Thursday, 21 November 2019

Kisah Kapur Tulis dan Penghapus

Kamis, 21 November 2019 — 8:29 WIB
dilempar

PERNAH dilempar kapur tulis atau penghapus oleh Pak Guru di kelas? Kenapa? Ha, karena ngobrol kan. Padahal itu bapak guru lagi menerangkan pelajaran yang seharusnya didengarkan secara seius, agar murid mengerti. Eh, malah pada ngobrol sendiri. Biasanya bukan sekadar kapur atau penghapus melayang, tapi ada hukuman tambahan, berdiri di depan kelas atau hukuman pisik lain. Bersihkan WC atau kaca jendela sekolah?

“ Siapa yang mau gobrol  ayo biar temenin tuh kawan kamu di WC,” kata pak Guru dengan nada marah.

Itu adalah selintas pengalaman ketika duduk di sekolah dasar sampai menengah pada jaman masih menulis di papan tulis dengan kapur tulis. Bisa jadi masih teringat sampai sekarang, sampai yang kena hukum jadi orang. Pejabat, kapolres,misalnya?

Ngobrol sendiri dalam satu acara perkumpulan memang kayaknya nggak etis. Sementara, ada orang yang di depan, siapapun dia, sedang menyampaikan pengumuman,mislaany pak RT dalam satu aisan warga. Warga patutlah mendengarkan dengan seksama. Dalam satu khutbah Jumat wajib hukumnya mendengarkan, bukan ngobrol. Begtu juga ketika pajaba anda,pimpinan sedang memberikan amanat, kenapa nggak didenegrin, malah ngobrol sendiri?

Ngobrol ngalor ngidul, boleh saja. Tapi memang hak kita ketika punya kawan, silakan bikin kelompok di pos ronda, atau di mana saja,di rumah bersama kawan dan keluarga. Ngobrol, adalah satu cuarahan hati dan kenangan, yang kita dapat sepanjang hari, atau bisa juga kenangan lama, yang bisa baru bisa kita tumpahkan pada kawan karena baru bertemu, misalnya. Wajib dicurahakan agar nggak megganjal di hati; ” Apa kabar, sehat. Aku sudah lama banget kepingin gobrol sama kamu. Tau nggak kawan kita si Anu, udah jadi Kapolres! “

Ngobrol dimanapun biasanya sangatlah heboh dan berisiak, apalagi kalau diserai dan diselingi gelak tawa? Pokoknya itu kelompok ngobrol, kayakya nggak peduli, kalau orang lain agak terganggu. Tapi masa bodoh, ngobrol terus….!

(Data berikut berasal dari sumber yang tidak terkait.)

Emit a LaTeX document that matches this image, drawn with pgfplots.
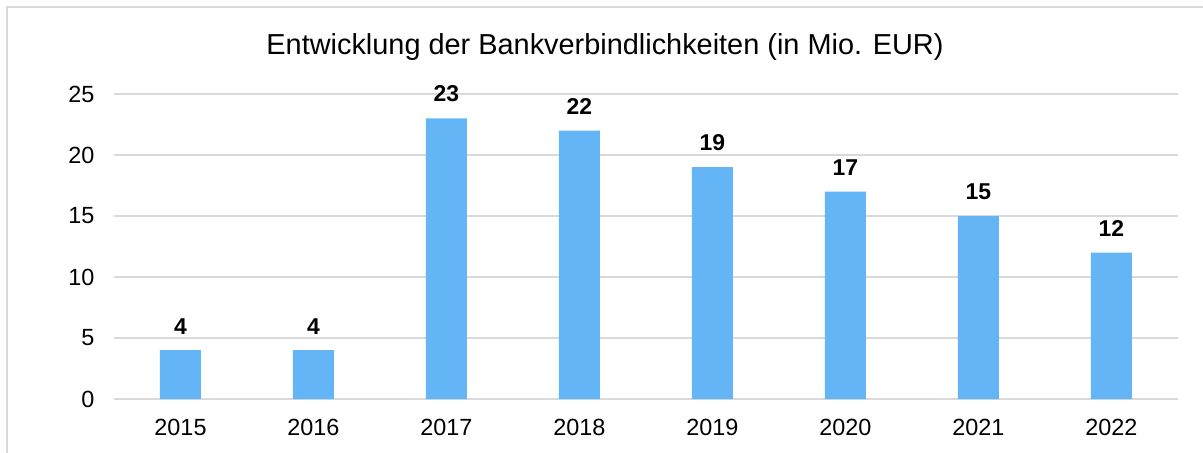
\documentclass[border=0pt]{standalone}
\usepackage{fontspec}
\setmainfont{Liberation Sans}
\usepackage{pgfplots}
\pgfplotsset{compat=1.18}
\definecolor{barblue}{HTML}{64B5F6}
\definecolor{gridgray}{HTML}{D9D9D9}
\begin{document}
\begin{tikzpicture}[x=1bp,y=1bp]
\path[use as bounding box] (-114bp,-54bp) rectangle (1089bp,399bp);
\draw[gridgray, line width=2bp] (-107bp,-54bp) -- (-107bp,392bp) -- (1089bp,392bp);
\begin{axis}[
  at={(0,0)}, anchor=south west,
  scale only axis,
  width=1064bp, height=305bp,
  xmin=-0.5, xmax=7.5, ymin=0, ymax=25,
  xtick={0,...,7},
  xticklabels={2015,2016,2017,2018,2019,2020,2021,2022},
  ytick={0,5,10,15,20,25},
  axis line style={draw=none},
  major tick length=0pt,
  ymajorgrids,
  grid style={gridgray, line width=2bp},
  /pgf/number format/assume math mode=true,
  tick label style={font=\fontsize{23.5}{26}\selectfont, text=black},
  xticklabel style={yshift=-17bp},
  yticklabel style={xshift=-16bp},
  clip=false,
  ybar, bar width=41bp,
  nodes near coords,
  every node near coord/.append style={font=\fontsize{23}{26}\selectfont\bfseries, anchor=south, inner sep=0pt, yshift=16bp, text=black},
]
\addplot[fill=barblue, draw=none] coordinates {(0,4) (1,4) (2,23) (3,22) (4,19) (5,17) (6,15) (7,12)};
\end{axis}
\node[font=\fontsize{29}{32}\selectfont] at (491bp,352bp) {Entwicklung der Bankverbindlichkeiten (in Mio. EUR)};
\end{tikzpicture}
\end{document}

Ngobrol, kan hak asasi kebesan orang menyampaikan perasaannya, tapi janganganlah ngobrol di tengah-tengah acara. Apalagi acaranya, arisan RT, taklim,rapat acara yang sangat memerlukan peserta harus mendengarkan dengan serius disampaikan ustadz, Pak RT, lurah atau siapalah, termasuk ketua panitia. Apalagi urusan  negara? Biar jelas dan mengerti, dengarkan dengan serius, jadi jangan ngobrol sendiri!  Sopan santun harus dijaga, dengarkan dengan seksama, suka atau tak suka?

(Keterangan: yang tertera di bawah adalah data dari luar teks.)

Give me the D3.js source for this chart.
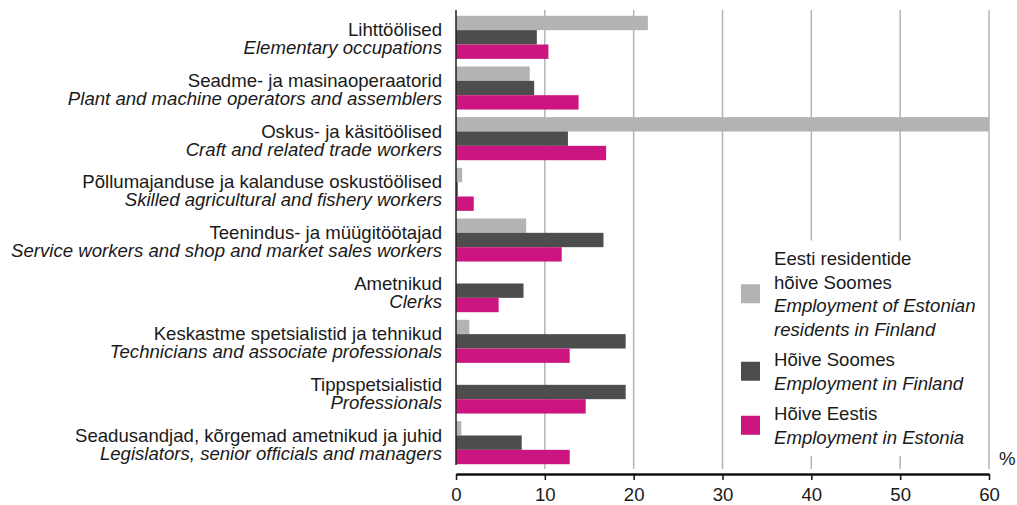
<!DOCTYPE html>
<html>
<head>
<meta charset="utf-8">
<script src="https://cdn.jsdelivr.net/npm/d3@7"></script>
<style>
  html, body { margin: 0; padding: 0; background: #fff; }
  svg { display: block; font-family: "Liberation Sans", Arial, sans-serif; }
</style>
</head>
<body>
<div id="chart"></div>
<script>
// Occupation groups, Estonian name and English translation
const categoriesEt = [
    "Lihttöölised",
    "Seadme- ja masinaoperaatorid",
    "Oskus- ja käsitöölised",
    "Põllumajanduse ja kalanduse oskustöölised",
    "Teenindus- ja müügitöötajad",
    "Ametnikud",
    "Keskastme spetsialistid ja tehnikud",
    "Tippspetsialistid",
    "Seadusandjad, kõrgemad ametnikud ja juhid"
];
const categoriesEn = [
    "Elementary occupations",
    "Plant and machine operators and assemblers",
    "Craft and related trade workers",
    "Skilled agricultural and fishery workers",
    "Service workers and shop and market sales workers",
    "Clerks",
    "Technicians and associate professionals",
    "Professionals",
    "Legislators, senior officials and managers"
];

// Series values, %
const residentsFinland = [21.6, 8.3, 60, 0.7, 7.9, 0, 1.5, 0, 0.6];
const employmentFinland = [9.1, 8.8, 12.6, 0.2, 16.6, 7.6, 19.1, 19.1, 7.4];
const employmentEstonia = [10.4, 13.8, 16.9, 2.0, 11.9, 4.8, 12.8, 14.6, 12.8];

const xTicks = [0, 10, 20, 30, 40, 50, 60];

const legendItems = [
    { key: "residents", et: ["Eesti residentide", "hõive Soomes"], en: ["Employment of Estonian", "residents in Finland"] },
    { key: "finland", et: ["Hõive Soomes"], en: ["Employment in Finland"] },
    { key: "estonia", et: ["Hõive Eestis"], en: ["Employment in Estonia"] }
];

const seriesKeys = ["residents", "finland", "estonia"];
const seriesValues = { residents: residentsFinland, finland: employmentFinland, estonia: employmentEstonia };
const color = d3.scaleOrdinal()
    .domain(seriesKeys)
    .range(["#b3b3b3", "#4d4d4d", "#cc1580"]);

const width = 1017, height = 505;
const fontSize = 18.6;

const svg = d3.select("#chart").append("svg")
    .attr("width", width)
    .attr("height", height);

// Scales
const x = d3.scaleLinear().domain([0, 60]).range([456, 989]).clamp(true);
const y = d3.scaleBand()
    .domain(d3.range(categoriesEt.length))
    .range([12, 468])
    .paddingInner(0.15)
    .paddingOuter(0.075);
const ySub = d3.scaleBand().domain(seriesKeys).range([0, y.bandwidth()]);

// Gridlines
svg.append("g")
    .selectAll("line")
    .data(xTicks.filter(d => d > 0))
    .join("line")
    .attr("x1", d => x(d)).attr("x2", d => x(d))
    .attr("y1", 10).attr("y2", 469)
    .attr("stroke", "#b3b3b3")
    .attr("stroke-width", 1.5);

// Legend background hides the gridlines behind it
svg.append("rect")
    .attr("x", 730).attr("y", 240.5)
    .attr("width", 252).attr("height", 215.5)
    .attr("fill", "#fff");

// Bars
const groups = svg.append("g")
    .selectAll("g")
    .data(categoriesEt.map((c, i) => i))
    .join("g")
    .attr("transform", i => `translate(0,${y(i)})`);

groups.selectAll("rect")
    .data(i => seriesKeys.map(k => ({ key: k, value: seriesValues[k][i] })))
    .join("rect")
    .attr("x", x(0))
    .attr("y", d => ySub(d.key))
    .attr("width", d => x(d.value) - x(0))
    .attr("height", ySub.bandwidth())
    .attr("fill", d => color(d.key));

// Vertical axis line
svg.append("line")
    .attr("x1", x(0)).attr("x2", x(0))
    .attr("y1", 10).attr("y2", 465)
    .attr("stroke", "#222")
    .attr("stroke-width", 1.5);

// Category labels
const labels = svg.append("g")
    .attr("font-size", fontSize)
    .attr("text-anchor", "end")
    .attr("fill", "#1a1a1a");

categoriesEt.forEach((c, i) => {
    const cy = y(i) + y.bandwidth() / 2;
    labels.append("text")
        .attr("x", 442).attr("y", cy - 1)
        .text(c);
    labels.append("text")
        .attr("x", 442).attr("y", cy + 17)
        .attr("font-style", "italic")
        .text(categoriesEn[i]);
});

// X axis
const xAxis = svg.append("g")
    .attr("transform", "translate(0,474)")
    .call(d3.axisBottom(x).tickValues(xTicks).tickSize(6).tickSizeOuter(0).tickPadding(8));
xAxis.select(".domain").attr("stroke", "#111").attr("stroke-width", 2.5);
xAxis.selectAll(".tick line").attr("stroke", "#111").attr("stroke-width", 1.5);
xAxis.selectAll("text")
    .attr("font-size", fontSize)
    .attr("font-family", "Liberation Sans, Arial, sans-serif")
    .attr("fill", "#1a1a1a");

svg.append("text")
    .attr("x", 999).attr("y", 465)
    .attr("font-size", fontSize)
    .attr("fill", "#1a1a1a")
    .text("%");

// Legend
const legendTops = [265, 366, 420];
const lineH = 23.5;
const legend = svg.append("g").attr("font-size", fontSize).attr("fill", "#1a1a1a");

legendItems.forEach((item, i) => {
    const lines = item.et.map(t => ({ t, it: false })).concat(item.en.map(t => ({ t, it: true })));
    const base = legendTops[i];
    lines.forEach((l, j) => {
        legend.append("text")
            .attr("x", 774)
            .attr("y", base + j * lineH)
            .attr("font-style", l.it ? "italic" : null)
            .text(l.t);
    });
    const mid = (base - 13 + base + (lines.length - 1) * lineH) / 2;
    legend.append("rect")
        .attr("x", 741).attr("y", mid - 9.5)
        .attr("width", 19).attr("height", 19)
        .attr("fill", color(item.key));
});
</script>
</body>
</html>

Pernah dengar emak emak muda rempong pada ngobrol? Heboh banget ya? Apa sih yang diomongin Bu? Hemm, pastinya sebagian fakta sebagian hoaks ya? Itu teangga, baru beli mobil baru? Itu tentangga pelit, aku dong ah, banyak omong kosong yang bisa berhamburan dalam ngobrol?

Tapi ada yang nggak mengenal waktu dan tempat, siapa mereka? Anak-anak ya, ngobrol, bercanda dan tertawa seenaknya. Nah, jika nggak mau dibilang seperti anak-anak, ya jangan ngobrol sendiri!

Peringatan ini bukan buat Pak Kapolres saja, tapi buat semua. Bukan sekadar menghargai orang lain, tapi juga diri sendri.  Ingat kisah zaman kapur tulis dan penghapus papan tulis? Masa lupa sih?